A Council of Europe delegation visited Warsaw this week, some two months after Poland’s justice minister threatened to pull out of the treaty, known as the Istanbul Convention.
It was not clear if the productive nature of the talks described by the Group of Experts on Action against Violence against Women and Domestic Violence indicated that Poland’s conservative government intends to remain in the treaty.
The Istanbul Convention, named for the city where it was opened for signatures in 2011, is aimed at protecting women from domestic abuse and other violence. It has become a target for populist and nationalist governments that argue the accord poses a threat to “traditional families” due to its premise that violence against women is often rooted in cultural traditions.
Polish Justice Minister Zbigniew Ziobro’s threat in July to quit the treaty triggered street protests by women and exacerbated ideological tensions between liberals and conservatives that were already at a boiling point over LGBT rights.
Poland’s potential withdrawal from the Istanbul Convention also carried the risk of widening the rift between Poland and some of its European Union partners, which are concerned about a perceived illiberal drift under the nationalist government.
Prime Minister Mateusz Morawiecki asked the nation’s Constitutional Tribunal to study the convention to give its opinion on the pact.
The experts’ visit this week was planned before Ziobro threatened to pull out.
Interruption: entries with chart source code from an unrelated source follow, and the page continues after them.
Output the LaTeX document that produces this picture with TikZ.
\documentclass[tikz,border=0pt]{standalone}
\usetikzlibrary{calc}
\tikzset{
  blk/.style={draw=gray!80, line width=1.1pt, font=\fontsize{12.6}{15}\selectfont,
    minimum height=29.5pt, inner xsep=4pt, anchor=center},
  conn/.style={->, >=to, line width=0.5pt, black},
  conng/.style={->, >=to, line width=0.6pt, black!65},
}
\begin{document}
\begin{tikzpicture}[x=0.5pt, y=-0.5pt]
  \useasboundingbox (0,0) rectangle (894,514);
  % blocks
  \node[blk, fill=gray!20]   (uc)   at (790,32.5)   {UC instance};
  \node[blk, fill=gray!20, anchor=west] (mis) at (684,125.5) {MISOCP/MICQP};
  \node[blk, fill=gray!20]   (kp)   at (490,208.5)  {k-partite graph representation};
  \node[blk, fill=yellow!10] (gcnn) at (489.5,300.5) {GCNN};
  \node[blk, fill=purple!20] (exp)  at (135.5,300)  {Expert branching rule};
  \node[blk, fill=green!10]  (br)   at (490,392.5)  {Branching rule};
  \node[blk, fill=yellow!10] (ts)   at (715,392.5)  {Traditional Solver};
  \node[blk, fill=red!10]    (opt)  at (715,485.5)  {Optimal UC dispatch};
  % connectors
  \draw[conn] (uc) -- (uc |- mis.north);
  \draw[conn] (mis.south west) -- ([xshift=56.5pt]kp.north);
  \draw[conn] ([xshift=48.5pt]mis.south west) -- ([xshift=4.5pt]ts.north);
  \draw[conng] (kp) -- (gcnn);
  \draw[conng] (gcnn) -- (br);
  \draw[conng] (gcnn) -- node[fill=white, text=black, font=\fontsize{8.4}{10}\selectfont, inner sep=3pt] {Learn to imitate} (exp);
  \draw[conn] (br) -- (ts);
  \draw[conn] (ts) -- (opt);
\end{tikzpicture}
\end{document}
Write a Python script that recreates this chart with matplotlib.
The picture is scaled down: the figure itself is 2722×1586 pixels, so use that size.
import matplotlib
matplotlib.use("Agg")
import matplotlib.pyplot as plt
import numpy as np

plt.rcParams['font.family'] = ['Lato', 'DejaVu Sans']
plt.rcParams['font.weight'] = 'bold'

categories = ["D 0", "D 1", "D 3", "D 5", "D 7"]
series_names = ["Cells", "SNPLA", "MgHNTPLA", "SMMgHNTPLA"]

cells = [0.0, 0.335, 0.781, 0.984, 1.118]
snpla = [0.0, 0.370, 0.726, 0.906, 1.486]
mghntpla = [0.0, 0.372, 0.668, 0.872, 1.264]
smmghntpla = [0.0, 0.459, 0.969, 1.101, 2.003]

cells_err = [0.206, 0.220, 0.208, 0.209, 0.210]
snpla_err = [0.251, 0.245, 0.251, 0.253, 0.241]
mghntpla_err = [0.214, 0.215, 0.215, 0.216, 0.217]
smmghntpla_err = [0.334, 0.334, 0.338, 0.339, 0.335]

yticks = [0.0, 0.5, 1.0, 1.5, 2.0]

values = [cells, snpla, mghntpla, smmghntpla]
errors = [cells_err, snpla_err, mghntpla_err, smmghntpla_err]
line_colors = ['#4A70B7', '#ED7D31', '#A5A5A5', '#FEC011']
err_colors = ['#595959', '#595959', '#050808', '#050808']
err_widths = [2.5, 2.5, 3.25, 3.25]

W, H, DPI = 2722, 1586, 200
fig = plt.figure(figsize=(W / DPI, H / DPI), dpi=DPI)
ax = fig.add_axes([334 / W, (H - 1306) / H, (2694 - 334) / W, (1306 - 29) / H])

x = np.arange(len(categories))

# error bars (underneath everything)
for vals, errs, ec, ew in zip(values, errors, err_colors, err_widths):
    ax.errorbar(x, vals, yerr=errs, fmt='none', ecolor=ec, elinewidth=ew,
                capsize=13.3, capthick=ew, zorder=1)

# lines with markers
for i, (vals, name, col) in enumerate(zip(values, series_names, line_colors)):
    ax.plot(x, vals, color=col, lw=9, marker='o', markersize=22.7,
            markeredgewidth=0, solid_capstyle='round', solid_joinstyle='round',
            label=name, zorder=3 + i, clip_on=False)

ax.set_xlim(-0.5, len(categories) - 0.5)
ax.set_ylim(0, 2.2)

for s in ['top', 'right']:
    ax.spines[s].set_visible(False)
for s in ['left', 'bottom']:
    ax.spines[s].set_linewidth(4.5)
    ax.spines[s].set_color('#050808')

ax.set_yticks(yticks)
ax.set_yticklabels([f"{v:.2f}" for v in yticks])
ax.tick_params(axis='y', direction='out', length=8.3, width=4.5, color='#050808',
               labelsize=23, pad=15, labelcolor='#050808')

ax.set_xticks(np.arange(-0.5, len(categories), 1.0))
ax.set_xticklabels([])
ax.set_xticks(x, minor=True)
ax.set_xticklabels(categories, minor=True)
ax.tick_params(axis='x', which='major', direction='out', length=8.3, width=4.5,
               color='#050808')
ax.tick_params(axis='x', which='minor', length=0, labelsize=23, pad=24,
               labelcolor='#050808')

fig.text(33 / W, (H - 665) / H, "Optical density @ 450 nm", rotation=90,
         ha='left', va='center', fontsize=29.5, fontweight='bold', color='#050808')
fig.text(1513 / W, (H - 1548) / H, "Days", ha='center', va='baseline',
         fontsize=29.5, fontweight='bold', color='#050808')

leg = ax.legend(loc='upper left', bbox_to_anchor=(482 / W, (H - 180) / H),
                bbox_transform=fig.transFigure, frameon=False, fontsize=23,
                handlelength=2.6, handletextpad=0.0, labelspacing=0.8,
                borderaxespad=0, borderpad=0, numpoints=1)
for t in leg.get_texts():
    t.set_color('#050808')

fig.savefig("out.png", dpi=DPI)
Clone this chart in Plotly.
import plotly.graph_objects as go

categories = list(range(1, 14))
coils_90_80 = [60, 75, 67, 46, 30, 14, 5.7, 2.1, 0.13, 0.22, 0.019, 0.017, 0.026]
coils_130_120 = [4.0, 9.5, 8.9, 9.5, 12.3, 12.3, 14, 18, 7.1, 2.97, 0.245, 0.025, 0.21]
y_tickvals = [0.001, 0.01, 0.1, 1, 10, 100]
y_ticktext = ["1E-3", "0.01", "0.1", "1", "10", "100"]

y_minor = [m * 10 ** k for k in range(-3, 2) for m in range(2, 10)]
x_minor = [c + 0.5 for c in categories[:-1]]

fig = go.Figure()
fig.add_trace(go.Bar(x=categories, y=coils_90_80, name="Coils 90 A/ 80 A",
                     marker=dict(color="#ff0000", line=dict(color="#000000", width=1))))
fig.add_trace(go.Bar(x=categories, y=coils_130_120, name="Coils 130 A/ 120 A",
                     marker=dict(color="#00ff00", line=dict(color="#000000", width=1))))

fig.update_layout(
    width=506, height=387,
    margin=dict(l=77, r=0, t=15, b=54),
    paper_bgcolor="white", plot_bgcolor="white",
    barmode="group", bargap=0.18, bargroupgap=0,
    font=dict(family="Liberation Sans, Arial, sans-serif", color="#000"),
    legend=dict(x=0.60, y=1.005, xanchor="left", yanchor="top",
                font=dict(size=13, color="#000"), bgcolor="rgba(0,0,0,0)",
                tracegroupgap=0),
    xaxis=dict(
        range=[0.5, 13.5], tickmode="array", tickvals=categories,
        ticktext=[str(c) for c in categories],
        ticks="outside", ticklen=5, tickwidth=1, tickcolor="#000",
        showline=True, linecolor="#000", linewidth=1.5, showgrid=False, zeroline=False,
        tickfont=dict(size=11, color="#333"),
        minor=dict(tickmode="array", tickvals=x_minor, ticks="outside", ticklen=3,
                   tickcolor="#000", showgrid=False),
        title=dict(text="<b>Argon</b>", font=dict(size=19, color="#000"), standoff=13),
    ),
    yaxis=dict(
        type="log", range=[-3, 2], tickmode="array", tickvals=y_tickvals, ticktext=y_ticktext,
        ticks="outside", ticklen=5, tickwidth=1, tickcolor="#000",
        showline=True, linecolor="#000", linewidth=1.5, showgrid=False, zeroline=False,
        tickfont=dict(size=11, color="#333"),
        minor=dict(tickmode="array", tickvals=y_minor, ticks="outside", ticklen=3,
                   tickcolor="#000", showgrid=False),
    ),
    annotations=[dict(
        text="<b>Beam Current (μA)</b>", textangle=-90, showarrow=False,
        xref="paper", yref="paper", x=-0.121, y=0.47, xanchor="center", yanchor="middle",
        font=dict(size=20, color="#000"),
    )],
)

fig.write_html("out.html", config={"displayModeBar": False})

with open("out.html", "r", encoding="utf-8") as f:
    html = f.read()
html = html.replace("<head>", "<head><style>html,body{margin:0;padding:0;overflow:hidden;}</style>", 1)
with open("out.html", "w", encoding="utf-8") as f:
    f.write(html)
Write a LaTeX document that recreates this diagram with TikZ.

They are assessing whether Poland’s police, judiciary, shelters for domestic abuse victims and other relevant institutions work effectively to ensure the protection of women.
One area they said needs work is the rape laws, a problem highlighted when a Polish court last month ruled that a 14-year-old girl had not been raped because she didn’t scream.
The move by the justice minister and Morawiecki’s counter-move came amid a power struggle between the two for future control of Poland’s political right as the 71-year-old ruling party leader, Jaroslaw Kaczynski, plans to step back from frontline politics.
Simona Lanzoni, the second vice president of GREVIO, which is the acronym for the group of Council of Europe experts that monitors compliance with the treaty, said the treaty does not seek to dictate whether “to be traditional or modern.”
“The question of the Istanbul Convention is to protect women inside a family or outside a family from violence,” Lanzoni said at a news conference in Warsaw.
The Council of Europe is an intergovernmental body that includes 47 nations. To date 34 countries have ratified the Istanbul Convention.